[EXERCISE]
Please print exactly the lines below, from the start of the material up to and including the line with "283, 316, 336, 373, 430]", but none of the pictures.

[DATA TO PROCESS]
[BEGIN]

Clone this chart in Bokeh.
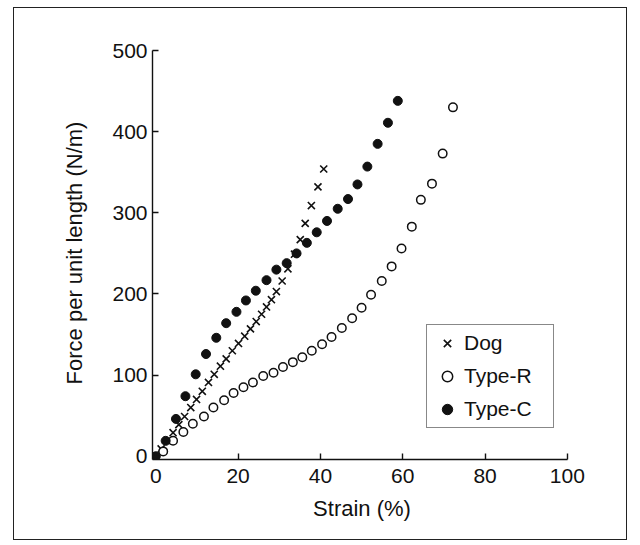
from bokeh.plotting import figure
from bokeh.models import FixedTicker, Legend, LegendItem
from bokeh.embed import file_html
from bokeh.resources import INLINE

# ---- data ----
dog_strain = [1.3, 2.8, 4.2, 5.6, 7.0, 8.5, 9.9, 11.3, 12.8, 14.2, 15.7, 17.1, 18.6, 20.1,
              21.6, 23.0, 24.4, 25.7, 26.9, 28.1, 29.3, 30.7, 32.1, 33.7, 35.1, 36.3,
              37.8, 39.4, 40.8]
dog_force = [9, 19, 29, 39, 49, 60, 70, 80, 91, 101, 111, 120, 130, 139,
             148, 157, 166, 175, 184, 193, 203, 216, 231, 249, 267, 287,
             309, 332, 354]

typer_strain = [1.8, 4.2, 6.7, 9.0, 11.7, 14.0, 16.6, 18.9, 21.3, 23.6, 26.1, 28.6, 30.9,
                33.3, 35.6, 37.9, 40.4, 42.7, 45.2, 47.7, 50.0, 52.3, 54.9, 57.3, 59.7,
                62.2, 64.4, 67.1, 69.7, 72.2]
typer_force = [6, 19, 30, 40, 49, 60, 69, 78, 85, 91, 99, 103, 110,
               116, 122, 130, 138, 147, 158, 170, 183, 199, 216, 234, 256,
               283, 316, 336, 373, 430]

typec_strain = [0.0, 2.4, 4.9, 7.2, 9.7, 12.2, 14.7, 17.1, 19.6, 21.9, 24.3, 26.9, 29.3,
                31.8, 34.2, 36.7, 39.1, 41.6, 44.2, 46.7, 49.0, 51.4, 53.9, 56.4, 58.8]
typec_force = [0, 19, 46, 74, 101, 126, 146, 164, 178, 192, 204, 217, 230,
               238, 250, 263, 276, 290, 305, 317, 335, 357, 385, 411, 438]

x_ticks = [0, 20, 40, 60, 80, 100]
y_ticks = [0, 100, 200, 300, 400, 500]

FONT = "Liberation Sans"

p = figure(width=614, height=533, output_backend="svg", toolbar_location=None,
           x_range=(-0.8, 101), y_range=(-4, 505),
           min_border_left=138, min_border_right=57, min_border_top=38,
           min_border_bottom=82, margin=(7, 0, 0, 13))
p.styles = {"border": "1px solid #222", "box-sizing": "border-box"}
p.outline_line_color = None
p.grid.visible = False
p.background_fill_color = "white"
p.border_fill_color = "white"

for ax, ticks, bnds in ((p.xaxis[0], x_ticks, (-0.8, 100)), (p.yaxis[0], y_ticks, (-4, 500))):
    ax.ticker = FixedTicker(ticks=ticks)
    ax.bounds = bnds
    ax.major_tick_in = 6
    ax.major_tick_out = 0
    ax.minor_tick_line_color = None
    ax.axis_line_width = 1.4
    ax.major_tick_line_width = 1.4
    ax.axis_line_color = "#111"
    ax.major_tick_line_color = "#111"
    ax.major_label_text_font = FONT
    ax.major_label_text_font_size = "21px"
    ax.major_label_text_color = "#111"
    ax.axis_label_text_font = FONT
    ax.axis_label_text_font_size = "22px"
    ax.axis_label_text_font_style = "normal"
    ax.axis_label_text_color = "#111"

p.xaxis.axis_label = "Strain (%)"
p.yaxis.axis_label = "Force per unit length (N/m)"
p.xaxis.major_label_standoff = 9
p.yaxis.major_label_standoff = 5
p.xaxis.axis_label_standoff = 10
p.yaxis.axis_label_standoff = 22

r_dog = p.scatter(dog_strain, dog_force, marker="x", size=10, line_color="#111", line_width=1.6)
r_r = p.scatter(typer_strain, typer_force, marker="circle", size=8.5, fill_color="white",
                line_color="#111", line_width=1.5)
r_c = p.scatter(typec_strain, typec_force, marker="circle", size=9, fill_color="#111",
                line_color="#111", line_width=1)

legend = Legend(items=[LegendItem(label="Dog", renderers=[r_dog]),
                       LegendItem(label="Type-R", renderers=[r_r]),
                       LegendItem(label="Type-C", renderers=[r_c])],
                location=(274, 31))
legend.label_text_font = FONT
legend.label_text_font_size = "21px"
legend.label_text_color = "#111"
legend.label_height = 26
legend.glyph_height = 26
legend.glyph_width = 30
legend.label_standoff = 2
legend.label_width = 84
legend.spacing = 7
legend.padding = 5
legend.margin = 0
legend.border_line_color = "#111"
legend.border_line_width = 1.2
legend.background_fill_alpha = 1
p.add_layout(legend, "center")

open("out.html", "w").write(file_html(p, INLINE))
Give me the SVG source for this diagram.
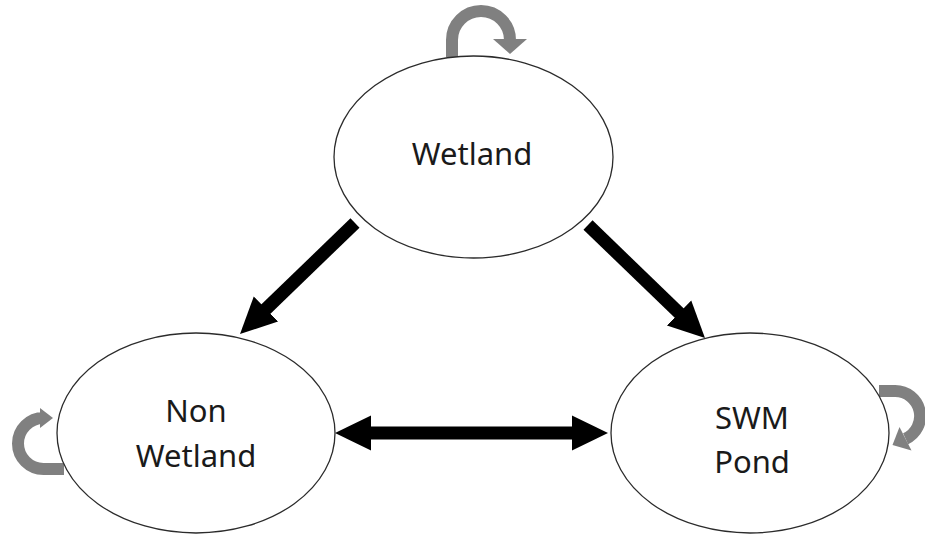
<svg xmlns="http://www.w3.org/2000/svg" width="925" height="535" viewBox="0 0 925 535">
  <style>
    .node { fill: #ffffff; stroke: #2b2b2b; stroke-width: 1.3; }
    .label { font-family: "Noto Sans", "Open Sans", sans-serif; font-size: 31px; fill: #1a1a1a; text-anchor: middle; }
    .conn { stroke: #000000; stroke-width: 13; fill: none; }
    .loop { stroke: #808080; stroke-width: 12; fill: none; }
    .loophead { fill: #808080; }
  </style>
  <defs>
    <marker id="head" markerUnits="userSpaceOnUse" markerWidth="40" markerHeight="40" viewBox="0 -20 40 40" refX="1" refY="0" orient="auto-start-reverse">
      <path d="M0,-17.5 L36,0 L0,17.5 Z" fill="#000000"/>
    </marker>
  </defs>

  <rect width="925" height="535" fill="#ffffff"/>

  <g id="connectors">
    <line class="conn" x1="355" y1="223" x2="265.2" y2="309.7" marker-end="url(#head)"/>
    <line class="conn" x1="588" y1="225" x2="679.8" y2="313.7" marker-end="url(#head)"/>
    <line class="conn" x1="370" y1="433" x2="573" y2="433" marker-start="url(#head)" marker-end="url(#head)"/>
  </g>

  <g id="loops">
    <g id="loop-wetland">
      <path class="loop" d="M452,57 L452,40 A29,29 0 0 1 510,40"/>
      <polygon class="loophead" points="493,39 527,39 510,54"/>
    </g>
    <g id="loop-nonwetland">
      <path class="loop" d="M64,469 L43.5,469 A25.5,25.5 0 0 1 43.5,418 L41,418"/>
      <polygon class="loophead" points="40,408 40,428 53,418"/>
    </g>
    <g id="loop-swmpond">
      <path class="loop" d="M879,391 L895,391 A25,25 0 0 1 905.6,438.7"/>
      <polygon class="loophead" points="911.5,450.5 899.5,427 892.5,445"/>
    </g>
  </g>

  <g id="node-wetland">
    <ellipse class="node" cx="473.5" cy="157" rx="139.5" ry="101"/>
    <text class="label" x="472" y="165">Wetland</text>
  </g>

  <g id="node-nonwetland">
    <ellipse class="node" cx="196" cy="433" rx="139" ry="100"/>
    <text class="label" x="196" y="422">Non</text>
    <text class="label" x="196" y="467">Wetland</text>
  </g>

  <g id="node-swmpond">
    <ellipse class="node" cx="750" cy="433" rx="139" ry="100"/>
    <text class="label" x="752" y="429">SWM</text>
    <text class="label" x="752" y="473">Pond</text>
  </g>
</svg>
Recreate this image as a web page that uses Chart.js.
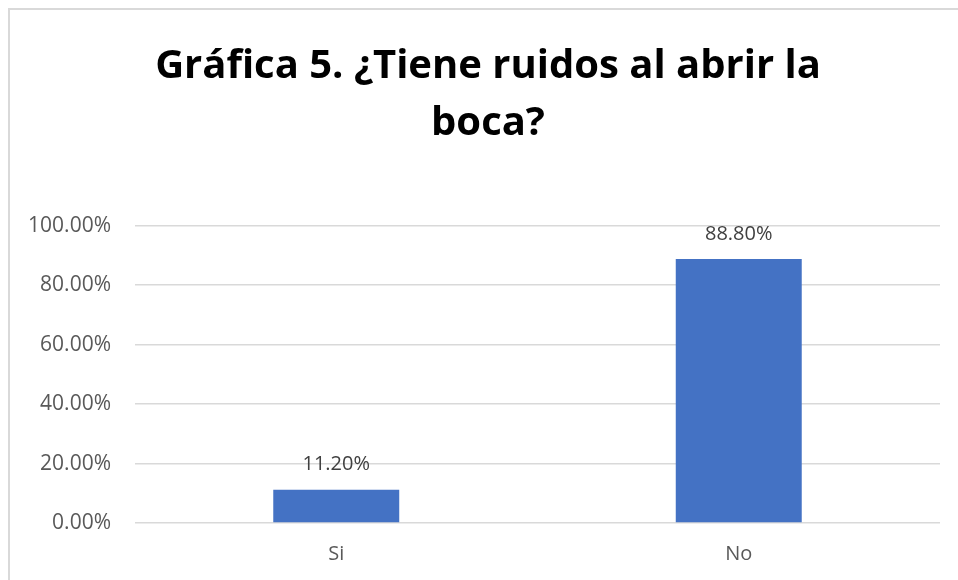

[END]

[EXERCISE OUTPUT]
Clone this chart in Bokeh.
from bokeh.plotting import figure
from bokeh.models import FixedTicker, Legend, LegendItem
from bokeh.embed import file_html
from bokeh.resources import INLINE

# ---- data ----
dog_strain = [1.3, 2.8, 4.2, 5.6, 7.0, 8.5, 9.9, 11.3, 12.8, 14.2, 15.7, 17.1, 18.6, 20.1,
              21.6, 23.0, 24.4, 25.7, 26.9, 28.1, 29.3, 30.7, 32.1, 33.7, 35.1, 36.3,
              37.8, 39.4, 40.8]
dog_force = [9, 19, 29, 39, 49, 60, 70, 80, 91, 101, 111, 120, 130, 139,
             148, 157, 166, 175, 184, 193, 203, 216, 231, 249, 267, 287,
             309, 332, 354]

typer_strain = [1.8, 4.2, 6.7, 9.0, 11.7, 14.0, 16.6, 18.9, 21.3, 23.6, 26.1, 28.6, 30.9,
                33.3, 35.6, 37.9, 40.4, 42.7, 45.2, 47.7, 50.0, 52.3, 54.9, 57.3, 59.7,
                62.2, 64.4, 67.1, 69.7, 72.2]
typer_force = [6, 19, 30, 40, 49, 60, 69, 78, 85, 91, 99, 103, 110,
               116, 122, 130, 138, 147, 158, 170, 183, 199, 216, 234, 256,
               283, 316, 336, 373, 430]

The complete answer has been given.